In the most remote corner of Fiordland, volunteers make a remarkable find: a cricket ball and three Barbara Streisand CDs wedged in driftwood.
The find is part of a rubbish collection project that has bagged hundreds of plastic bottles, old fishing buoys, ancient nets and the odd toothbrush.
Called the Fiordland Coastal Clean Up, the five-year project began in 2003 as the brainchild of Southland fisherman Peter Young and helicopter pilot Wayne Pratt.
For 10 days each year volunteers are helicoptered to the most remote coastline of the Fiordland National Park to collect rubbish from the shoreline.
Most of the inlets and beaches rarely see human visitors but the rubbish drifts in from the Southern Ocean and the Tasman Sea after being thrown or lost off boats.
Volunteers scour the beaches and bag the rubbish, which is then helicoptered to Bluff for disposal.
Two years ago the volunteers began west of Invercargill in Te Wae Wae Bay, working 76km up to Puysegur Point and collecting 200 cubic metres of rubbish along the way.
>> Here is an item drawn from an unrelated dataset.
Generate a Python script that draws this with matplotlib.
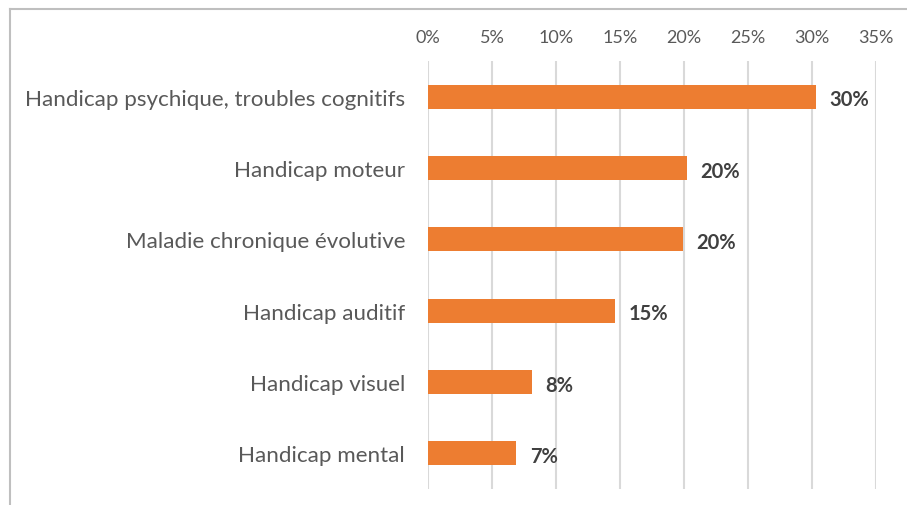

Last year they tackled the 215km of rugged coast from Puysegur Pt to Breaksea Sound, braving gale-force winds, 6m swells and snow storms.
Including the bales choppered out of Breaksea and Dagg Sounds this week, a total of more than 450cu m of rubbish - 100 truckloads - has been collected in two years.
The volunteers are rotated in two shifts over the 10 days, flying in to the beaches each day from their base on the cruise vessel Milford Wanderer.
For the project's co-founder, Wayne Pratt, the success has been a relief.
"We knew it was a bit of a massive task to get it going, involving a lot of donated time and effort from people and their helicopters and boats. But to see it come this far has been worth the effort," he said.
"It's been a word-of-mouth kind of thing but we now have a waiting list for volunteers to take part. And they come from all over with a variety of backgrounds, so it's not just the rampant greenies out here.
"It's the ordinary person who wants to keep their country as pristine as possible and is prepared to do their bit to make it happen."
Mr Pratt said the end result worked for both of the main industries that work in the area.
"Basically the fishing industry was getting the blame for the rubbish problem and the tourism industry was ultimately going to suffer as a result of it. This way we work together to fix it."
The Fiordland Coastal Clean Up is scheduled to end in Milford Sound in 2007, after which Mr Pratt hopes to tackle the south-west coast of Stewart Island.